-- THE EXERCISE --
Print all of the lines exactly. Any picture among them stays out.

-- RECORDED DATA --
## Start

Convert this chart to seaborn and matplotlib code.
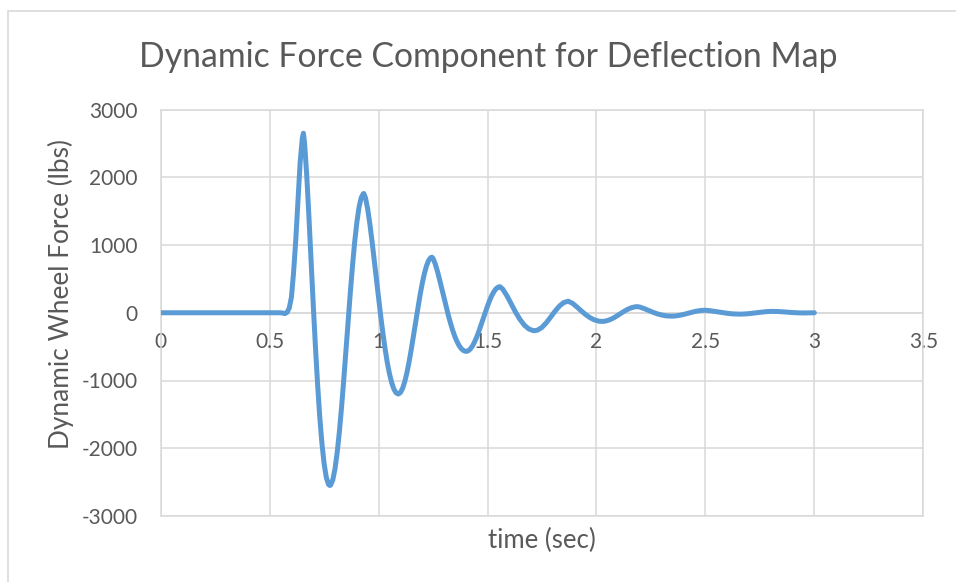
import matplotlib
matplotlib.use("Agg")
import matplotlib.pyplot as plt
import matplotlib.patches as mpatches
import pandas as pd
import seaborn as sns

# Dynamic wheel force time history (time in s, force in lbs)
time_s = [
    0.00, 0.10, 0.20, 0.30, 0.40, 0.50, 0.55, 0.56, 0.57, 0.58, 0.59,
    0.60, 0.61, 0.62, 0.63, 0.64, 0.65, 0.655, 0.66, 0.67, 0.68, 0.69,
    0.70, 0.71, 0.72, 0.73, 0.74, 0.75, 0.76, 0.77, 0.776, 0.78, 0.79,
    0.80, 0.81, 0.82, 0.83, 0.84, 0.85, 0.86, 0.87, 0.88, 0.89,
    0.90, 0.91, 0.92, 0.93, 0.932, 0.94, 0.95, 0.96, 0.97, 0.98, 0.99,
    1.00, 1.01, 1.02, 1.03, 1.04, 1.05, 1.06, 1.07, 1.08, 1.09,
    1.10, 1.11, 1.12, 1.13, 1.14, 1.15, 1.16, 1.17, 1.18, 1.19,
    1.20, 1.21, 1.22, 1.23, 1.24, 1.245, 1.25, 1.26, 1.27, 1.28, 1.29,
    1.30, 1.31, 1.32, 1.33, 1.34, 1.35, 1.36, 1.37, 1.38, 1.39,
    1.40, 1.402, 1.41, 1.42, 1.43, 1.44, 1.45, 1.46, 1.47, 1.48, 1.49,
    1.50, 1.51, 1.52, 1.53, 1.54, 1.55, 1.557, 1.57, 1.59,
    1.61, 1.63, 1.65, 1.67, 1.69, 1.71, 1.716, 1.73, 1.75, 1.77, 1.79,
    1.81, 1.83, 1.85, 1.87, 1.89, 1.91, 1.93, 1.95, 1.97, 1.99,
    2.01, 2.026, 2.04, 2.06, 2.08, 2.10, 2.12, 2.14, 2.16, 2.18, 2.188,
    2.20, 2.22, 2.24, 2.26, 2.28, 2.30, 2.32, 2.343, 2.36, 2.38,
    2.40, 2.42, 2.44, 2.46, 2.48, 2.50, 2.52, 2.54, 2.56, 2.58,
    2.60, 2.62, 2.64, 2.66, 2.68, 2.70, 2.72, 2.74, 2.76, 2.78,
    2.80, 2.81, 2.83, 2.85, 2.87, 2.89, 2.91, 2.93, 2.95, 2.97, 2.99, 3.00,
]

force_lbs = [
    0, 0, 0, 0, 0, 0, 0, -5, -12, 5, 70,
    230, 600, 1080, 1660, 2220, 2580, 2650, 2520, 2042, 1434, 780,
    127, -492, -1051, -1537, -1929, -2228, -2430, -2533, -2550, -2543, -2465,
    -2303, -2064, -1758, -1398, -995, -568, -135, 288, 683, 1034,
    1328, 1553, 1697, 1758, 1760, 1695, 1530, 1310, 1054, 780, 497,
    216, -55, -307, -535, -737, -901, -1031, -1126, -1181, -1200,
    -1179, -1118, -1019, -886, -724, -541, -343, -139, 63, 255,
    428, 576, 693, 774, 815, 820, 801, 721, 613, 489, 357,
    222, 90, -36, -153, -258, -351, -427, -487, -531, -559,
    -570, -570, -564, -539, -495, -435, -361, -276, -184, -88, 8,
    100, 184, 257, 315, 357, 380, 385, 348, 245,
    122, 1, -104, -187, -240, -264, -265, -256, -215, -147, -63,
    24, 99, 151, 170, 140, 86, 28, -26, -72, -105,
    -124, -128, -124, -105, -74, -34, 8, 46, 74, 89, 90,
    83, 60, 33, 6, -17, -34, -46, -50, -48, -39,
    -25, -8, 9, 24, 34, 37, 31, 21, 10, 0,
    -8, -15, -19, -20, -18, -13, -6, 2, 10, 16,
    20, 20, 19, 15, 10, 5, 1, -2, -3, -2, -1, 0,
]

x_ticks = [0, 0.5, 1, 1.5, 2, 2.5, 3, 3.5]
x_tick_labels = ["0", "0.5", "1", "1.5", "2", "2.5", "3", "3.5"]
y_ticks = [-3000, -2000, -1000, 0, 1000, 2000, 3000]
y_tick_labels = ["-3000", "-2000", "-1000", "0", "1000", "2000", "3000"]

title = "Dynamic Force Component for Deflection Map"
x_label = "time (sec)"
y_label = "Dynamic Wheel Force (lbs)"

sns.set_theme(style="white")
plt.rcParams["font.family"] = ["Lato", "DejaVu Sans"]

TEXT = "#595959"
GRID = "#D9D9D9"
LINE = "#5B9BD5"

W, H = 956, 582
fig = plt.figure(figsize=(W / 100, H / 100), dpi=100)
fig.patch.set_facecolor("white")

# chart-area frame (only its top and left edges fall inside the image)
fig.patches.append(mpatches.Rectangle((7.5 / W, -1), 2, 2 - 10.5 / H,
                                      transform=fig.transFigure,
                                      fill=False, edgecolor=GRID,
                                      linewidth=1.2))

left, right, top, bottom = 160.7, 923.3, 109.5, 516.0
ax = fig.add_axes([left / W, 1 - bottom / H, (right - left) / W, (bottom - top) / H])

df = pd.DataFrame({"time": time_s, "force": force_lbs})
sns.lineplot(data=df, x="time", y="force", ax=ax, color=LINE,
             linewidth=3.6, estimator=None, sort=False, zorder=3,
             solid_capstyle="round", solid_joinstyle="round")

ax.set_xlim(0, 3.5)
ax.set_ylim(-3000, 3000)
ax.set_xticks(x_ticks)
ax.set_xticklabels(x_tick_labels)
ax.set_yticks(y_ticks)
ax.set_yticklabels(y_tick_labels)
ax.grid(True, color=GRID, linewidth=1.1, zorder=0)
ax.set_axisbelow(True)

for side in ["left", "right", "top"]:
    ax.spines[side].set_color(GRID)
    ax.spines[side].set_linewidth(1.1)
ax.spines["bottom"].set_position(("data", 0))
ax.spines["bottom"].set_color(GRID)
ax.spines["bottom"].set_linewidth(1.1)
ax.axhline(-3000, color=GRID, linewidth=1.1, clip_on=False, zorder=1)

ax.tick_params(axis="x", length=0, pad=13.5, labelsize=15, labelcolor=TEXT)
ax.tick_params(axis="y", length=0, pad=16.5, labelsize=15, labelcolor=TEXT)
ax.set_xlabel("")
ax.set_ylabel("")

fig.text(488 / W, 1 - 57 / H, title, ha="center", va="center",
         fontsize=24.3, color=TEXT)
fig.text(542 / W, 1 - 540 / H, x_label, ha="center", va="center",
         fontsize=18.5, color=TEXT)
fig.text(60.5 / W, 1 - 294 / H, y_label, ha="center", va="center",
         rotation=90, fontsize=18.9, color=TEXT)

fig.savefig("out.png", dpi=100, facecolor="white")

## End

-- EXERCISE RESPONSE --
Convert this chart to seaborn and matplotlib code.
import matplotlib
matplotlib.use("Agg")
import matplotlib.pyplot as plt
import matplotlib.patches as mpatches
import pandas as pd
import seaborn as sns

# Dynamic wheel force time history (time in s, force in lbs)
time_s = [
    0.00, 0.10, 0.20, 0.30, 0.40, 0.50, 0.55, 0.56, 0.57, 0.58, 0.59,
    0.60, 0.61, 0.62, 0.63, 0.64, 0.65, 0.655, 0.66, 0.67, 0.68, 0.69,
    0.70, 0.71, 0.72, 0.73, 0.74, 0.75, 0.76, 0.77, 0.776, 0.78, 0.79,
    0.80, 0.81, 0.82, 0.83, 0.84, 0.85, 0.86, 0.87, 0.88, 0.89,
    0.90, 0.91, 0.92, 0.93, 0.932, 0.94, 0.95, 0.96, 0.97, 0.98, 0.99,
    1.00, 1.01, 1.02, 1.03, 1.04, 1.05, 1.06, 1.07, 1.08, 1.09,
    1.10, 1.11, 1.12, 1.13, 1.14, 1.15, 1.16, 1.17, 1.18, 1.19,
    1.20, 1.21, 1.22, 1.23, 1.24, 1.245, 1.25, 1.26, 1.27, 1.28, 1.29,
    1.30, 1.31, 1.32, 1.33, 1.34, 1.35, 1.36, 1.37, 1.38, 1.39,
    1.40, 1.402, 1.41, 1.42, 1.43, 1.44, 1.45, 1.46, 1.47, 1.48, 1.49,
    1.50, 1.51, 1.52, 1.53, 1.54, 1.55, 1.557, 1.57, 1.59,
    1.61, 1.63, 1.65, 1.67, 1.69, 1.71, 1.716, 1.73, 1.75, 1.77, 1.79,
    1.81, 1.83, 1.85, 1.87, 1.89, 1.91, 1.93, 1.95, 1.97, 1.99,
    2.01, 2.026, 2.04, 2.06, 2.08, 2.10, 2.12, 2.14, 2.16, 2.18, 2.188,
    2.20, 2.22, 2.24, 2.26, 2.28, 2.30, 2.32, 2.343, 2.36, 2.38,
    2.40, 2.42, 2.44, 2.46, 2.48, 2.50, 2.52, 2.54, 2.56, 2.58,
    2.60, 2.62, 2.64, 2.66, 2.68, 2.70, 2.72, 2.74, 2.76, 2.78,
    2.80, 2.81, 2.83, 2.85, 2.87, 2.89, 2.91, 2.93, 2.95, 2.97, 2.99, 3.00,
]

force_lbs = [
    0, 0, 0, 0, 0, 0, 0, -5, -12, 5, 70,
    230, 600, 1080, 1660, 2220, 2580, 2650, 2520, 2042, 1434, 780,
    127, -492, -1051, -1537, -1929, -2228, -2430, -2533, -2550, -2543, -2465,
    -2303, -2064, -1758, -1398, -995, -568, -135, 288, 683, 1034,
    1328, 1553, 1697, 1758, 1760, 1695, 1530, 1310, 1054, 780, 497,
    216, -55, -307, -535, -737, -901, -1031, -1126, -1181, -1200,
    -1179, -1118, -1019, -886, -724, -541, -343, -139, 63, 255,
    428, 576, 693, 774, 815, 820, 801, 721, 613, 489, 357,
    222, 90, -36, -153, -258, -351, -427, -487, -531, -559,
    -570, -570, -564, -539, -495, -435, -361, -276, -184, -88, 8,
    100, 184, 257, 315, 357, 380, 385, 348, 245,
    122, 1, -104, -187, -240, -264, -265, -256, -215, -147, -63,
    24, 99, 151, 170, 140, 86, 28, -26, -72, -105,
    -124, -128, -124, -105, -74, -34, 8, 46, 74, 89, 90,
    83, 60, 33, 6, -17, -34, -46, -50, -48, -39,
    -25, -8, 9, 24, 34, 37, 31, 21, 10, 0,
    -8, -15, -19, -20, -18, -13, -6, 2, 10, 16,
    20, 20, 19, 15, 10, 5, 1, -2, -3, -2, -1, 0,
]

x_ticks = [0, 0.5, 1, 1.5, 2, 2.5, 3, 3.5]
x_tick_labels = ["0", "0.5", "1", "1.5", "2", "2.5", "3", "3.5"]
y_ticks = [-3000, -2000, -1000, 0, 1000, 2000, 3000]
y_tick_labels = ["-3000", "-2000", "-1000", "0", "1000", "2000", "3000"]

title = "Dynamic Force Component for Deflection Map"
x_label = "time (sec)"
y_label = "Dynamic Wheel Force (lbs)"

sns.set_theme(style="white")
plt.rcParams["font.family"] = ["Lato", "DejaVu Sans"]

TEXT = "#595959"
GRID = "#D9D9D9"
LINE = "#5B9BD5"

W, H = 956, 582
fig = plt.figure(figsize=(W / 100, H / 100), dpi=100)
fig.patch.set_facecolor("white")

# chart-area frame (only its top and left edges fall inside the image)
fig.patches.append(mpatches.Rectangle((7.5 / W, -1), 2, 2 - 10.5 / H,
                                      transform=fig.transFigure,
                                      fill=False, edgecolor=GRID,
                                      linewidth=1.2))

left, right, top, bottom = 160.7, 923.3, 109.5, 516.0
ax = fig.add_axes([left / W, 1 - bottom / H, (right - left) / W, (bottom - top) / H])

df = pd.DataFrame({"time": time_s, "force": force_lbs})
sns.lineplot(data=df, x="time", y="force", ax=ax, color=LINE,
             linewidth=3.6, estimator=None, sort=False, zorder=3,
             solid_capstyle="round", solid_joinstyle="round")

ax.set_xlim(0, 3.5)
ax.set_ylim(-3000, 3000)
ax.set_xticks(x_ticks)
ax.set_xticklabels(x_tick_labels)
ax.set_yticks(y_ticks)
ax.set_yticklabels(y_tick_labels)
ax.grid(True, color=GRID, linewidth=1.1, zorder=0)
ax.set_axisbelow(True)

for side in ["left", "right", "top"]:
    ax.spines[side].set_color(GRID)
    ax.spines[side].set_linewidth(1.1)
ax.spines["bottom"].set_position(("data", 0))
ax.spines["bottom"].set_color(GRID)
ax.spines["bottom"].set_linewidth(1.1)
ax.axhline(-3000, color=GRID, linewidth=1.1, clip_on=False, zorder=1)

ax.tick_params(axis="x", length=0, pad=13.5, labelsize=15, labelcolor=TEXT)
ax.tick_params(axis="y", length=0, pad=16.5, labelsize=15, labelcolor=TEXT)
ax.set_xlabel("")
ax.set_ylabel("")

fig.text(488 / W, 1 - 57 / H, title, ha="center", va="center",
         fontsize=24.3, color=TEXT)
fig.text(542 / W, 1 - 540 / H, x_label, ha="center", va="center",
         fontsize=18.5, color=TEXT)
fig.text(60.5 / W, 1 - 294 / H, y_label, ha="center", va="center",
         rotation=90, fontsize=18.9, color=TEXT)

fig.savefig("out.png", dpi=100, facecolor="white")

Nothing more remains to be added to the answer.